In fact, there is no evidence that Putin plays chess, and in any case, it is not his sort of game. Chess is a contest of inflexible rules, transparency and of an intellectual competition where the options are strictly constrained. Everyone starts with the same pieces, and everyone knows what a pawn can do and when it’s their turn to move. Putin doesn’t want to limit his options like that. He does know judo, however. A black belt, he has been honing his skills since starting as a teenager, and his approach to statecraft seems to reflect this. A judoka may well have prepared for a rival’s usual moves and worked out countermoves in advance, but much of the art is in using the opponent’s strength against him to seize the moment when it appears. In this respect, in geopolitics as in judo, Putin is an opportunist. He has a sense of what constitutes a win, but no predetermined path towards it. He relies on quickly seizing any advantage he sees, rather than on a careful strategy.
As a result, both he and the Russian state he has shaped are often unpredictable, sometimes even acting in contradictory ways, especially regarding foreign policy. Many apparent short-term ‘successes’ prove to be long-term liabilities, having been neither thought through beforehand or followed through afterwards. But this helps explain why we are so often unable to predict Putin’s moves in advance – he himself doesn’t know what he’ll do next. Instead, he circles us in the ring. He is aware that overall and when united, the West is so much more powerful than Russia, with twenty times its gross domestic product, six times the population, and more than three times as many troops. But he’s waiting for us to make a mistake and give him what looks like a good chance to strike.
Quite what Putin’s goals are I will explore more in Chapter 3. For the moment, it is enough to say that he wants power and stability at home, and recognition abroad. To this end, he needs the country to be quiet, any opposition to be silenced or muzzled, but also for the Russian economy to work, at least after a fashion. That means business with the West, which provides irreplaceable markets for its oil and gas, as well as the investment and technology its modernisation will require. But we are also the main obstacle preventing him from achieving his geopolitical goals, refusing to give Russia the status he demands, and interfering when he tries to assert dominance over neighbours such as Georgia and Ukraine. He realises that the West, when united, is more powerful than Russia on almost any terms, but at the same time believes that our weakness is that we are a constellation of often-fractious democracies. He wants us to be divided, demoralised and distracted to the point where either we are willing to do a deal with him or, more likely, not in a fit state to challenge him.
But Putin doesn’t have any master plan of how to get there. Instead he has, whether by chance or design, stumbled on a way to capitalise on the ambitions and imaginations of all kinds of individuals, institutions and organisations, from journalists and diplomats to spies and businesspeople. On the face of it, Russia looks like any other country. It has all the familiar institutions: a cabinet and ministries, a two-chamber parliament, a constitution, courts and consulates. In practice, things are very different. Putin’s predecessor and patron Boris Yeltsin shelled his own parliament to resolve a constitutional crisis and impose hyper-presidential rule; Putin has gone even further, creating a system that, at least at the top, functions in a similar way to a royal court.
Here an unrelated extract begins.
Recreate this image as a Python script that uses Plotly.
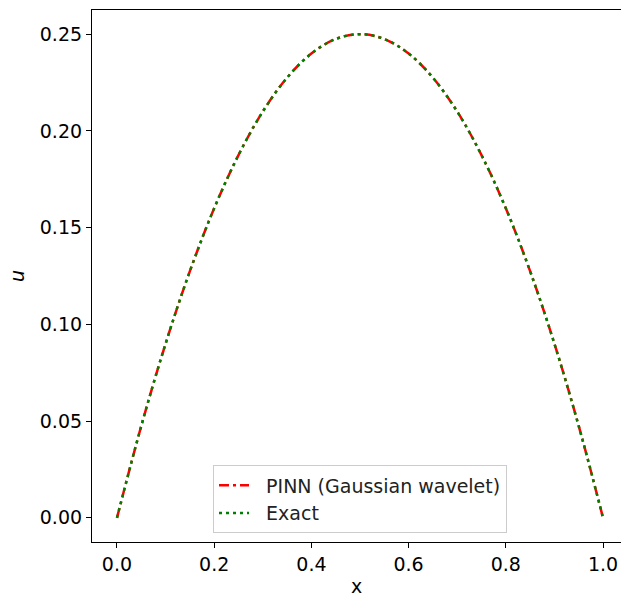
import plotly.graph_objects as go

x_vals = [0.00, 0.05, 0.10, 0.15, 0.20, 0.25, 0.30, 0.35, 0.40, 0.45, 0.50,
          0.55, 0.60, 0.65, 0.70, 0.75, 0.80, 0.85, 0.90, 0.95, 1.00]
u_pinn = [0.0, 0.0475, 0.090, 0.1275, 0.160, 0.1875, 0.210, 0.2275, 0.240, 0.2475, 0.250,
          0.2475, 0.240, 0.2275, 0.210, 0.1875, 0.160, 0.1275, 0.090, 0.0475, 0.0]
u_exact = [0.0, 0.0475, 0.090, 0.1275, 0.160, 0.1875, 0.210, 0.2275, 0.240, 0.2475, 0.250,
           0.2475, 0.240, 0.2275, 0.210, 0.1875, 0.160, 0.1275, 0.090, 0.0475, 0.0]
x_ticks = [0.0, 0.2, 0.4, 0.6, 0.8, 1.0]
x_tick_labels = ["0.0", "0.2", "0.4", "0.6", "0.8", "1.0"]
y_ticks = [0.00, 0.05, 0.10, 0.15, 0.20, 0.25]
y_tick_labels = ["0.00", "0.05", "0.10", "0.15", "0.20", "0.25"]

FONT = "DejaVu Sans"
FS = 19
PAD = "\u00a0\u00a0"

fig = go.Figure()
fig.add_trace(go.Scatter(
    x=x_vals, y=u_pinn, mode="lines", name=PAD + "PINN (Gaussian wavelet)",
    line=dict(color="red", width=2.5, dash="10px,4px,3px,4px", shape="spline"),
))
fig.add_trace(go.Scatter(
    x=x_vals, y=u_exact, mode="lines", name=PAD + "Exact",
    line=dict(color="green", width=2.5, dash="3px,4px", shape="spline"),
))

fig.update_layout(
    width=621, height=597,
    margin=dict(l=92, r=0, t=10, b=55),
    plot_bgcolor="white", paper_bgcolor="white",
    font=dict(family=FONT, size=FS, color="black"),
    showlegend=True,
    legend=dict(
        x=0.5066, y=0.016, xanchor="center", yanchor="bottom",
        bgcolor="rgba(255,255,255,0.8)", bordercolor="#cccccc", borderwidth=1,
        font=dict(family=FONT, size=FS, color="#222222"),
        tracegroupgap=0,
    ),
)
fig.update_xaxes(
    range=[-0.0514, 1.037],
    tickvals=x_ticks, ticktext=x_tick_labels,
    showgrid=False, zeroline=False,
    showline=True, linecolor="black", linewidth=1.2, mirror=True,
    ticks="outside", ticklen=5, tickcolor="black", tickwidth=1.2,
    title=dict(text="x", standoff=8, font=dict(family=FONT, size=FS)),
)
fig.update_yaxes(
    range=[-0.0125, 0.2625],
    tickvals=y_ticks, ticktext=y_tick_labels,
    showgrid=False, zeroline=False,
    showline=True, linecolor="black", linewidth=1.2, mirror=False,
    ticks="outside", ticklen=5, tickcolor="black", tickwidth=1.2,
    title=dict(text="<i>u</i>", standoff=10, font=dict(family=FONT, size=FS)),
)

fig.write_html("out.html")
Agencies overlap and compete, formal chains of command are less important than personal relationships, favourites rise and fall, and status and power are defined more by service to the needs of the Kremlin than by any formal institutional or social identity. In this ‘adhocracy’, your job title or even whether you are officially an employee of the state doesn’t necessarily matter. After all, ever since the billionaire Mikhail Khodorkovsky was almost overnight reduced from the richest man in Russia to a convict (see Chapter 8), even the so-called oligarchs, the richest men in Russia, know that their wealth is subject to the power of the state. Instead, the adhocrats are defined by their loyalty, their relationship with the boss and what they can do for him.